## begin STORED ROWS

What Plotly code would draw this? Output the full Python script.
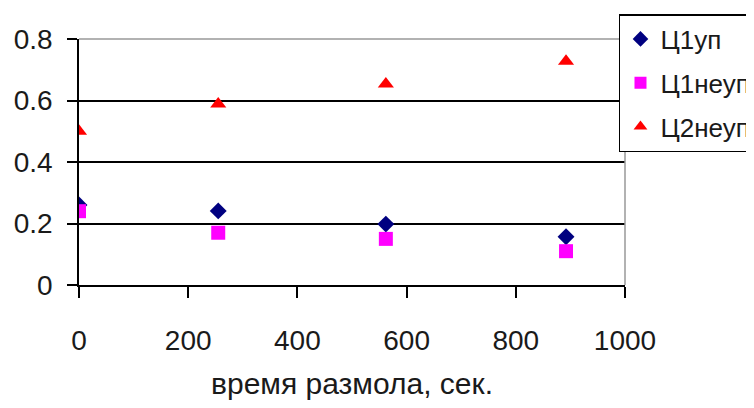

## end STORED ROWS
## begin STORED ROWS

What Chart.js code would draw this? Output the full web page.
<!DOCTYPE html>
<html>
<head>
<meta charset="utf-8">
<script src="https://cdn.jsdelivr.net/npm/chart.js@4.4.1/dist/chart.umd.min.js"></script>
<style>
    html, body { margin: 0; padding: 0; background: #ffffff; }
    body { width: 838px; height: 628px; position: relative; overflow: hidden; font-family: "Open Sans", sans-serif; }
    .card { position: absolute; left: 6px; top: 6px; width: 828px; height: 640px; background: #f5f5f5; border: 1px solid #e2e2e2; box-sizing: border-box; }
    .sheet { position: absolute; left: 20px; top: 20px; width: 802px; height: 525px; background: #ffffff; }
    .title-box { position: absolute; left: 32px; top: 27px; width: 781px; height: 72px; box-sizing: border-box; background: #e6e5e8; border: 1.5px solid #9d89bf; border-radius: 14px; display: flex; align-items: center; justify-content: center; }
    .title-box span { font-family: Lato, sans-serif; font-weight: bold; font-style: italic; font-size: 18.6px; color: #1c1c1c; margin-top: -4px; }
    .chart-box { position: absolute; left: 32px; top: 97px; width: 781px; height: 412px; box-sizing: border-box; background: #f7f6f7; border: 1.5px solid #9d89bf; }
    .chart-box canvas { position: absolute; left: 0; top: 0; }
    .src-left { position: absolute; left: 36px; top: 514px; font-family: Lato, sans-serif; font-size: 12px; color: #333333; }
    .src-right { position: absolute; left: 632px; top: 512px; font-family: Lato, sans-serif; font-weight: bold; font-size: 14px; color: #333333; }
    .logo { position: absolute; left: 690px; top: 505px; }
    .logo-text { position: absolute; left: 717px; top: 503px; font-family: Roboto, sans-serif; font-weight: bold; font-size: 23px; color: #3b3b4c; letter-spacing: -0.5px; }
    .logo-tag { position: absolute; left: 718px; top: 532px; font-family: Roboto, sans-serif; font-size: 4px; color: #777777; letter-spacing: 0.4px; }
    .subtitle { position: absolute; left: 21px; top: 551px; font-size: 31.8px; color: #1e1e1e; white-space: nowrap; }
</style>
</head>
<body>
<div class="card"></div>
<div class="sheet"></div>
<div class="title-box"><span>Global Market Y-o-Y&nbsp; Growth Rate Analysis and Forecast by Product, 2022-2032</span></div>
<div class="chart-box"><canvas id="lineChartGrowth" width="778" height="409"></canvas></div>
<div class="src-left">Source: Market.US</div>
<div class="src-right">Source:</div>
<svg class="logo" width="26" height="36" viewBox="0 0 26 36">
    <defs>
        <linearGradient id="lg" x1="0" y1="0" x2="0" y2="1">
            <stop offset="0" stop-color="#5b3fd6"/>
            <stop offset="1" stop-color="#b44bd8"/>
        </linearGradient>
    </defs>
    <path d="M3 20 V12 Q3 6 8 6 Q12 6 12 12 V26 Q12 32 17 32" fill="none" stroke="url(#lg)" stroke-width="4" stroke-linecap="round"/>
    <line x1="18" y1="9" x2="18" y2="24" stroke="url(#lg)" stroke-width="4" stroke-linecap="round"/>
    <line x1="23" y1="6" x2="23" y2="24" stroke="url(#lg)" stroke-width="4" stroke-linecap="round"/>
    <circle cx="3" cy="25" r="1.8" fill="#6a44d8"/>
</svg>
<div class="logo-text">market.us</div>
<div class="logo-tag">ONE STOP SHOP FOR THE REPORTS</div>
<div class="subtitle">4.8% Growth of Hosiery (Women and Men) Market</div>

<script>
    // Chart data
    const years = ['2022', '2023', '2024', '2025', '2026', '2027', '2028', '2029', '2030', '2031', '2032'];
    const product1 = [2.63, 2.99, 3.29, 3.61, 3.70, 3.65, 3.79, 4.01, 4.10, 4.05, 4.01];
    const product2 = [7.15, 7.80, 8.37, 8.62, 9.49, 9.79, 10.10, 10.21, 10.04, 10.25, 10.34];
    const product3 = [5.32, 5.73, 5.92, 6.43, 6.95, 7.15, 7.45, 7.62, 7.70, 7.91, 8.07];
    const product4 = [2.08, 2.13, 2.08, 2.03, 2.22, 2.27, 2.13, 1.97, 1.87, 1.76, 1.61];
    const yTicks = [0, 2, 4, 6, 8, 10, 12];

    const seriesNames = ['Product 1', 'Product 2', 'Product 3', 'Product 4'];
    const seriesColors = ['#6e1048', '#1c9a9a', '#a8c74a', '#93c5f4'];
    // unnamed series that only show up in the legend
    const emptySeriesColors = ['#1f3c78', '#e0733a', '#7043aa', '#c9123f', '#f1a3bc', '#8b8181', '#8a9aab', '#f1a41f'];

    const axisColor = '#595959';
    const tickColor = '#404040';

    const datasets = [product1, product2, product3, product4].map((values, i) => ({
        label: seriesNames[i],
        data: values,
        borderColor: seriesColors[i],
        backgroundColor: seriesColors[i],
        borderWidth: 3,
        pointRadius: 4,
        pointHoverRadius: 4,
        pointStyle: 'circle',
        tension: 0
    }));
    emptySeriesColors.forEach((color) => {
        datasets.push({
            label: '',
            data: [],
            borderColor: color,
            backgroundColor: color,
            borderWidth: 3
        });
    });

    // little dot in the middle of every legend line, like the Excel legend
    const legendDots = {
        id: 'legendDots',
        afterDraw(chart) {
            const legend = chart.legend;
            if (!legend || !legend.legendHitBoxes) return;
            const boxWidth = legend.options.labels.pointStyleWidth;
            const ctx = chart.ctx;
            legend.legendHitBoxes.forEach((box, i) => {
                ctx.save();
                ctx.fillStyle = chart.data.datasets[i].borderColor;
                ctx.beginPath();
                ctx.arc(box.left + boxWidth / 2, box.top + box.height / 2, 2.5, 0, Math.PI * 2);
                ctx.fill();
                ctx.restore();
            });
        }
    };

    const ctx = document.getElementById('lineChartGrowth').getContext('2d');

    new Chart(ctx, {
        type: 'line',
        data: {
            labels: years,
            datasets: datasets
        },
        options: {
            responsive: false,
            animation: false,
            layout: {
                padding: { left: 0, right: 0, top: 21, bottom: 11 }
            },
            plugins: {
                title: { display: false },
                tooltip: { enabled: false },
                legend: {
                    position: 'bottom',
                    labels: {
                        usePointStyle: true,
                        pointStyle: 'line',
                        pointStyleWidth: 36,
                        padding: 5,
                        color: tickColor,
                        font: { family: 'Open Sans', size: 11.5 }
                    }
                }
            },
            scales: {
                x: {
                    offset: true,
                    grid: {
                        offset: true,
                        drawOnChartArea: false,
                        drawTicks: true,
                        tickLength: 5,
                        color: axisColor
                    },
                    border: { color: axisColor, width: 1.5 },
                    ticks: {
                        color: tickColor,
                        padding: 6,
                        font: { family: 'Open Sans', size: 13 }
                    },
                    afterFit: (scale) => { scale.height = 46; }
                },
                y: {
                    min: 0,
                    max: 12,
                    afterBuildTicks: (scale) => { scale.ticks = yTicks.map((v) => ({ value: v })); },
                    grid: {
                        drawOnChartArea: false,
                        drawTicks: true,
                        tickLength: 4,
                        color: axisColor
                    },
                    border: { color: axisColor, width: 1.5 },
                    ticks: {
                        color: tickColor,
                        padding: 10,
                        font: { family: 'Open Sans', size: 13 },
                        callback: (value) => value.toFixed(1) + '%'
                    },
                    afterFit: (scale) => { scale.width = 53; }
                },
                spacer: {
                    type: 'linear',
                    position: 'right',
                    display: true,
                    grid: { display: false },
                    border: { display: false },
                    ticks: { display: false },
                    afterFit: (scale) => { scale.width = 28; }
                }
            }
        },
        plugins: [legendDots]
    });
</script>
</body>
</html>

## end STORED ROWS

> AIM
Your answer should be a single number: the count of lines in the entries that contain the word "Output".

> PROBLEM SOLUTION
2